D.C. Schools Project, under the umbrella of the Center for Social Justice, recruits Georgetown students to teach English as a second language to the District’s underprivileged youth and adults with immigrant backgrounds, aiming to improve literacy and give tutors a better understanding of their surrounding communities.
The event began with a welcome message from Olivia Ball (COL ’15), the Latin American Youth Center Program Coordinator of the D.C. Schools Project, who has worked with the organization since the first semester of her freshman year.
“If I could spend every day at the Latin American Youth Center, I would,” Ball said. “I can’t imagine what my Georgetown experience would’ve been like without working for D.C. Schools. It’s also inspired me to continue pursuing a career in education post-graduation.”
Douglas Reed, an associate professor of government, moderated the panel, which included an official introduction and report about the current state of the organization from D.C. Schools Program Director Jessica Lee.
The three “narratives from the field,” given by Language Access and Advocacy Coordinator in the Office of Latino Affairs Cecilia Castillo Ayometzi (GRD ’97), Director of Language Acquisition Division of D.C. Public Schools Elba Garcia, and Staff Attorney of the Capital Area Immigrants’ Rights Coalition Ursela Groat (SFS ’11), explored the impact D.C. Schools and similar programs can have and the relationship of their current work to D.C. Schools and Georgetown.
“I always wanted to understand my migration experience; what it meant to be a migrant in my society,” Ayometzi said. “Success is that they pay you to do what you love to do, and I think that I have managed to accomplish that.”
The panelists discussed how the environment in which the project is active has both changed and stayed constant, pointing to the surge of unaccompanied youth into the area
“The population continues to be predominantly Hispanic,” Garcia said.
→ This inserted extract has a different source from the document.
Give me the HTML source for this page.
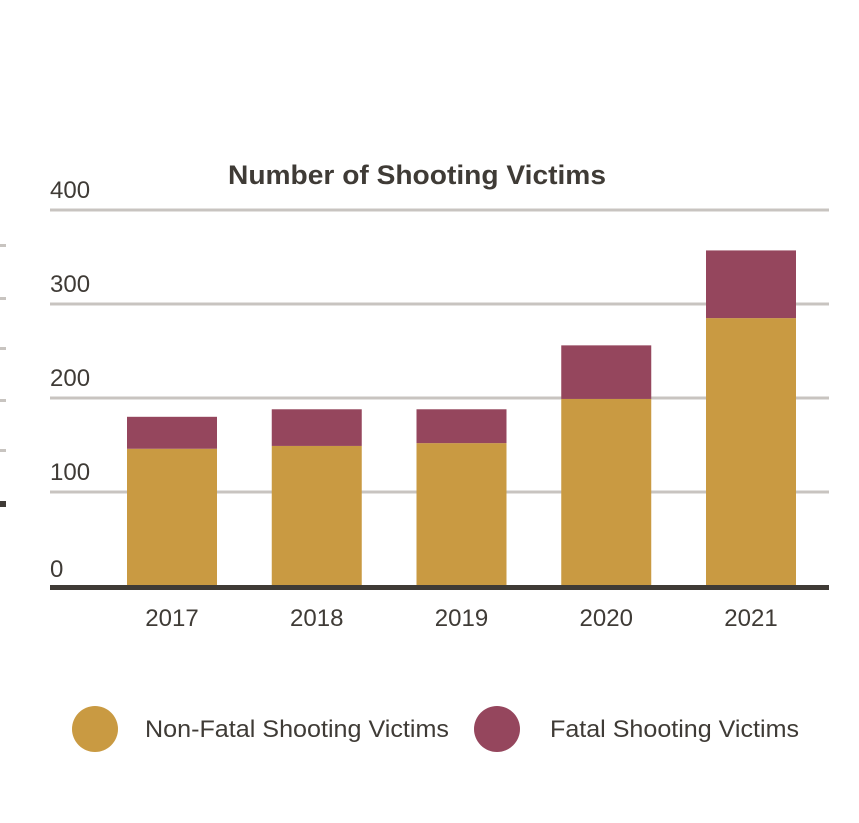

“Now we have more diversity,” Ayometzi added. “The new population is very young.”
Groat said that she was heavily influenced by her own experience working as a tutor in the parent program of D.C. Schools as a student at Georgetown.
“I loved being there every Saturday, I loved seeing the students and I loved the work that we were doing,” Groat said. “It gave me the opportunity to understand what it meant to be an undocumented immigrant in this country.”
Before an informal celebration at Epicurean and Company, the panel concluded with comments by CSJ Associate Director Ray Shiu.
“I know firsthand how projects like D.C. Schools Project can mean so much in advancing educational opportunities for English language learners,” he said.
Tutor Chris Yang (SFS ’18) attended the panel and, as a first -generation immigrant, connected with the idea of giving back expressed in the panel.
“I wanted to give back, in a sense, and help other people,” Yang said.
Jenny Liang (COL ’18), who also tutors, noted the emphasis of the programs such as D.C. Schools at the university.
“Community service is a central part of the curriculum here at Georgetown,” Liang said. “Georgetown puts a very strong focus on reaching out to local communities.”